• Data to use
* * * *

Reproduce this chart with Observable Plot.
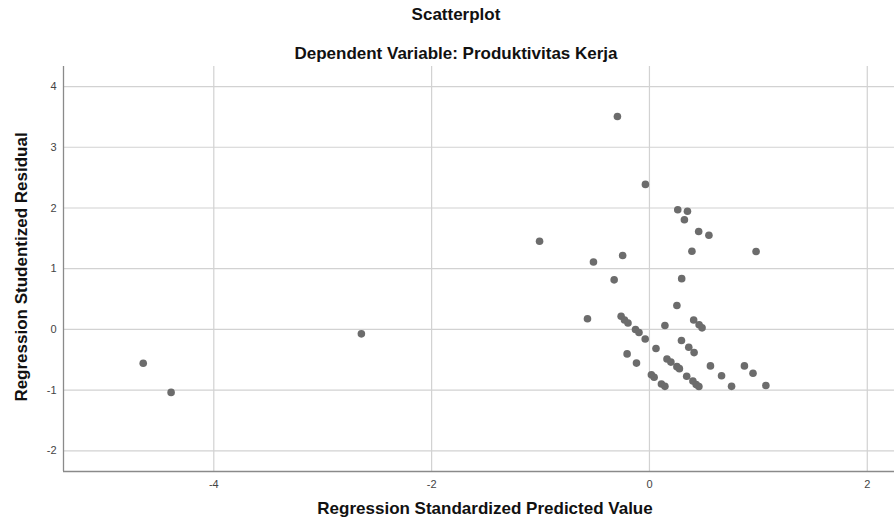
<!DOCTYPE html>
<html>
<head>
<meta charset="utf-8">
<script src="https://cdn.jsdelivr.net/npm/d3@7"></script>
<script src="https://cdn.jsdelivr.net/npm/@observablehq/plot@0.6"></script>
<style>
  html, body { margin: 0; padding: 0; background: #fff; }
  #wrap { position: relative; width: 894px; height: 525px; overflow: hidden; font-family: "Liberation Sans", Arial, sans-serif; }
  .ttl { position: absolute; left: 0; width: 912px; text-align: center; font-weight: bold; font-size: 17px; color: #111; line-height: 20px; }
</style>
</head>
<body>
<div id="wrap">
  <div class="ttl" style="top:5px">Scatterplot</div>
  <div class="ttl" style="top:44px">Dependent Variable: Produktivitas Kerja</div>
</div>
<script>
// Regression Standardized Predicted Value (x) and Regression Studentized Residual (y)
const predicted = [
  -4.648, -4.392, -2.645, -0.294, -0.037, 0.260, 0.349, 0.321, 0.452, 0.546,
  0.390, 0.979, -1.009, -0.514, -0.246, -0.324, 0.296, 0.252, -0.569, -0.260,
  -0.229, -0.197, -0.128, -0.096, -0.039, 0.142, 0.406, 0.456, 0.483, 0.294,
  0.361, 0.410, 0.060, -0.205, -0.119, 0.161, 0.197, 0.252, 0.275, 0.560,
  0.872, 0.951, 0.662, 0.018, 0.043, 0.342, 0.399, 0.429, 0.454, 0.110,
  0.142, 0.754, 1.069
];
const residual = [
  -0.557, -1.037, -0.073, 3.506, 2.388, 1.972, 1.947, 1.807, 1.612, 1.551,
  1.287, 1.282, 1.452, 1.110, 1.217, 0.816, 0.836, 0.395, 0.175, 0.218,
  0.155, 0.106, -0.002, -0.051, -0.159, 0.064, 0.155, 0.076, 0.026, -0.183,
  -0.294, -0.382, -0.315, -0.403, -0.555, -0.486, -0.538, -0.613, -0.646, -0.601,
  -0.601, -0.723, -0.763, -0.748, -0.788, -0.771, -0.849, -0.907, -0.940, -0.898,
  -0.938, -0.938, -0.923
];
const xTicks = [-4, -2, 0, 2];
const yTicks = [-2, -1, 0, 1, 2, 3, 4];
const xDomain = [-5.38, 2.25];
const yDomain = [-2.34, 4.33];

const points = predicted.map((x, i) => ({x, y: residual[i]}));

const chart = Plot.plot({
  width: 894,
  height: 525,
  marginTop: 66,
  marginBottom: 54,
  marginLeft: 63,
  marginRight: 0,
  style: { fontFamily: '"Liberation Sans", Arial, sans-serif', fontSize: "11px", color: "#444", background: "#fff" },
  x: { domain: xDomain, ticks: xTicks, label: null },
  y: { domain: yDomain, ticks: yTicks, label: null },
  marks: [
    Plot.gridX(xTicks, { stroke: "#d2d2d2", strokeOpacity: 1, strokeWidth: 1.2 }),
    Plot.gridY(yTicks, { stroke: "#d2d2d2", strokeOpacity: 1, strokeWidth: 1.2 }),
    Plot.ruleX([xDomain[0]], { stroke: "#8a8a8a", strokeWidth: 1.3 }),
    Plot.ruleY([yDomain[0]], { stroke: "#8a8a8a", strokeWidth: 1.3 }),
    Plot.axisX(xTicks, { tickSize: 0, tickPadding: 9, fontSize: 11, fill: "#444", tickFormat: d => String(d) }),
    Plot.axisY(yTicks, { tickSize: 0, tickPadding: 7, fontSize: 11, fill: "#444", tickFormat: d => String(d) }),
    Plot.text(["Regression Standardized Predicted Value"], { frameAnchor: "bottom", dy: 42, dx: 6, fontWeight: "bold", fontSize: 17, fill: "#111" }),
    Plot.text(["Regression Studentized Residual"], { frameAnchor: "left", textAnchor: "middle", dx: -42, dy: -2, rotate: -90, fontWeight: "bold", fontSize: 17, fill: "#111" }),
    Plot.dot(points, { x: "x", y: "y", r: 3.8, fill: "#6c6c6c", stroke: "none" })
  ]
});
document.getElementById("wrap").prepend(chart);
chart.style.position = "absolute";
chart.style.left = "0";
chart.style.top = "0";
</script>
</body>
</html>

* * * *

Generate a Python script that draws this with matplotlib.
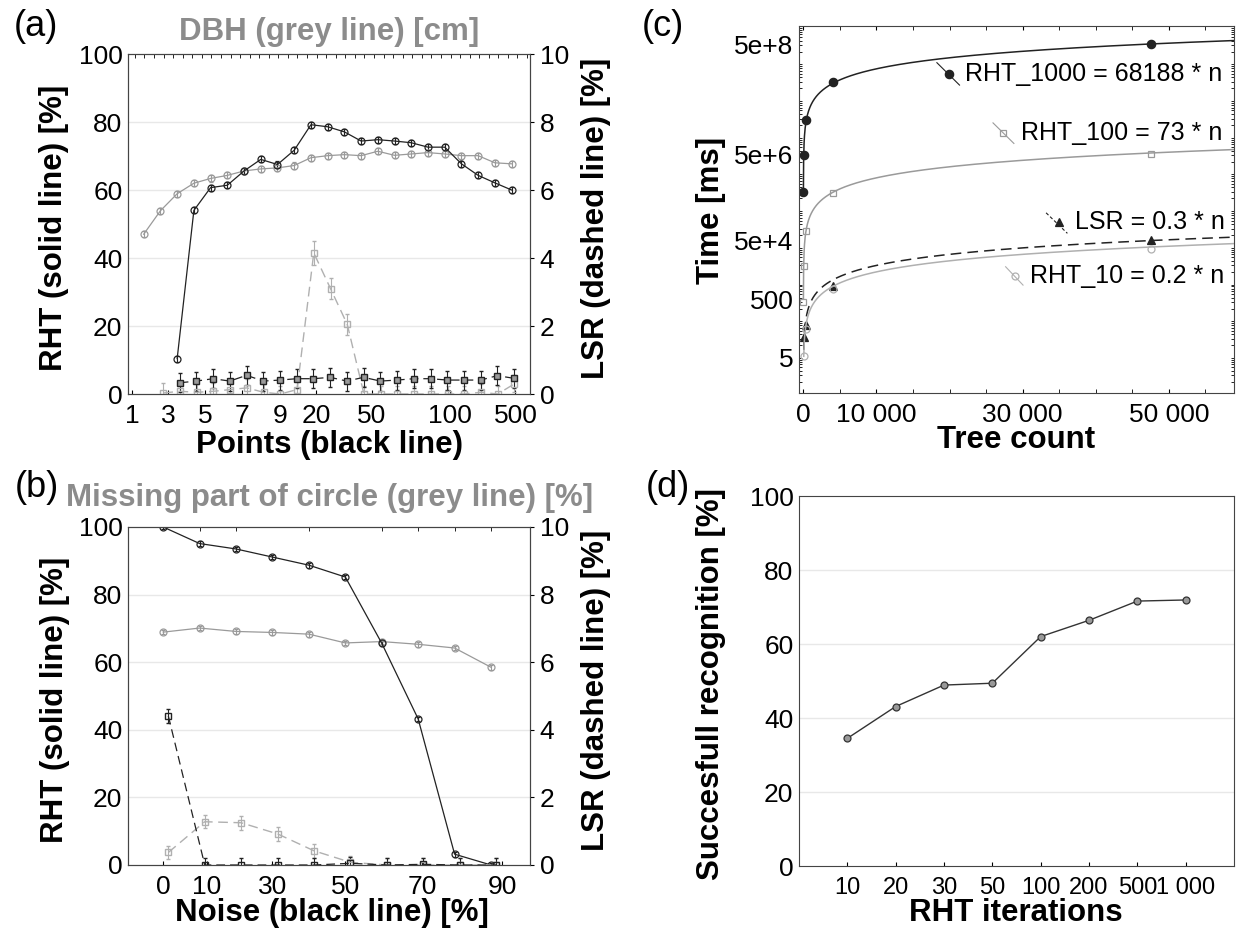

* * * *

• Exercise
Copy all lines from the data that hold the word "with".

• Task solution
Reproduce this chart with Observable Plot.
Generate a Python script that draws this with matplotlib.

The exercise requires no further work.